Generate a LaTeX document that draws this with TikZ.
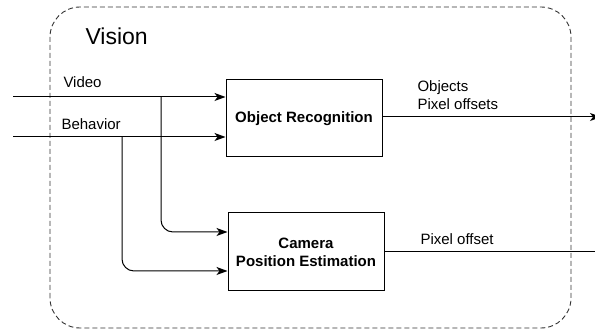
\documentclass[tikz,border=0pt]{standalone}
\usepackage{fontspec}
\setmainfont{Liberation Sans}
\usetikzlibrary{arrows.meta}
\tikzset{
  block/.style={draw, line width=1pt, minimum width=156pt, minimum height=77pt,
    align=center, font=\fontsize{15}{18}\selectfont\bfseries},
  lbl/.style={anchor=base west, inner sep=0pt, align=left, font=\fontsize{15}{18}\selectfont},
}
\begin{document}
\begin{tikzpicture}[x=1pt, y=1pt, >={Stealth[length=11pt,width=8pt,inset=3pt]}, line width=1pt]
    \useasboundingbox (0,0) rectangle (595,331);
    % group frame
    \draw[dashed, dash pattern=on 5pt off 3pt, line width=0.9pt, rounded corners=30pt, black!80]
      (50,3) rectangle (571,324);
    \node[lbl, font=\fontsize{23}{26}\selectfont] (title) at (85,286) {Vision};
    % blocks
    \node[block] (objrec) at (304,212.5) {Object Recognition};
    \node[block, minimum height=78pt] (campos) at (306,79) {Camera\\Position Estimation};
    % inputs
    \coordinate (video) at (13,234);
    \coordinate (behav) at (13,194);
    \node[lbl] (videolbl) at (63,243) {Video};
    \node[lbl] (behavlbl) at (61,201) {Behavior};
    \draw[->] (video) -- (objrec.west |- video);
    \draw[->] (behav) -- (objrec.west |- behav);
    \draw[->, rounded corners=12pt] (161,234) -- (161,99) -- (campos.west |- 0,99);
    \draw[->, rounded corners=12pt] (122,194) -- (122,60) -- (campos.west |- 0,60);
    % outputs
    \coordinate (objout) at (601,214);
    \coordinate (camout) at (612,79);
    \draw[->] (objrec.east |- objout) -- (objout);
    \draw[->] (campos.east) -- (camout);
    \node[lbl] (objlbl) at (417,221) {Objects\\Pixel offsets};
    \node[lbl] (camlbl) at (420,86) {Pixel offset};
\end{tikzpicture}
\end{document}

Task brief - Give back the whole listing as it stands, minus its pictures.

Answer in full -
Generate a LaTeX document that draws this with TikZ.
\documentclass[tikz,border=0pt]{standalone}
\usepackage{fontspec}
\setmainfont{Liberation Sans}
\usetikzlibrary{arrows.meta}
\tikzset{
  block/.style={draw, line width=1pt, minimum width=156pt, minimum height=77pt,
    align=center, font=\fontsize{15}{18}\selectfont\bfseries},
  lbl/.style={anchor=base west, inner sep=0pt, align=left, font=\fontsize{15}{18}\selectfont},
}
\begin{document}
\begin{tikzpicture}[x=1pt, y=1pt, >={Stealth[length=11pt,width=8pt,inset=3pt]}, line width=1pt]
    \useasboundingbox (0,0) rectangle (595,331);
    % group frame
    \draw[dashed, dash pattern=on 5pt off 3pt, line width=0.9pt, rounded corners=30pt, black!80]
      (50,3) rectangle (571,324);
    \node[lbl, font=\fontsize{23}{26}\selectfont] (title) at (85,286) {Vision};
    % blocks
    \node[block] (objrec) at (304,212.5) {Object Recognition};
    \node[block, minimum height=78pt] (campos) at (306,79) {Camera\\Position Estimation};
    % inputs
    \coordinate (video) at (13,234);
    \coordinate (behav) at (13,194);
    \node[lbl] (videolbl) at (63,243) {Video};
    \node[lbl] (behavlbl) at (61,201) {Behavior};
    \draw[->] (video) -- (objrec.west |- video);
    \draw[->] (behav) -- (objrec.west |- behav);
    \draw[->, rounded corners=12pt] (161,234) -- (161,99) -- (campos.west |- 0,99);
    \draw[->, rounded corners=12pt] (122,194) -- (122,60) -- (campos.west |- 0,60);
    % outputs
    \coordinate (objout) at (601,214);
    \coordinate (camout) at (612,79);
    \draw[->] (objrec.east |- objout) -- (objout);
    \draw[->] (campos.east) -- (camout);
    \node[lbl] (objlbl) at (417,221) {Objects\\Pixel offsets};
    \node[lbl] (camlbl) at (420,86) {Pixel offset};
\end{tikzpicture}
\end{document}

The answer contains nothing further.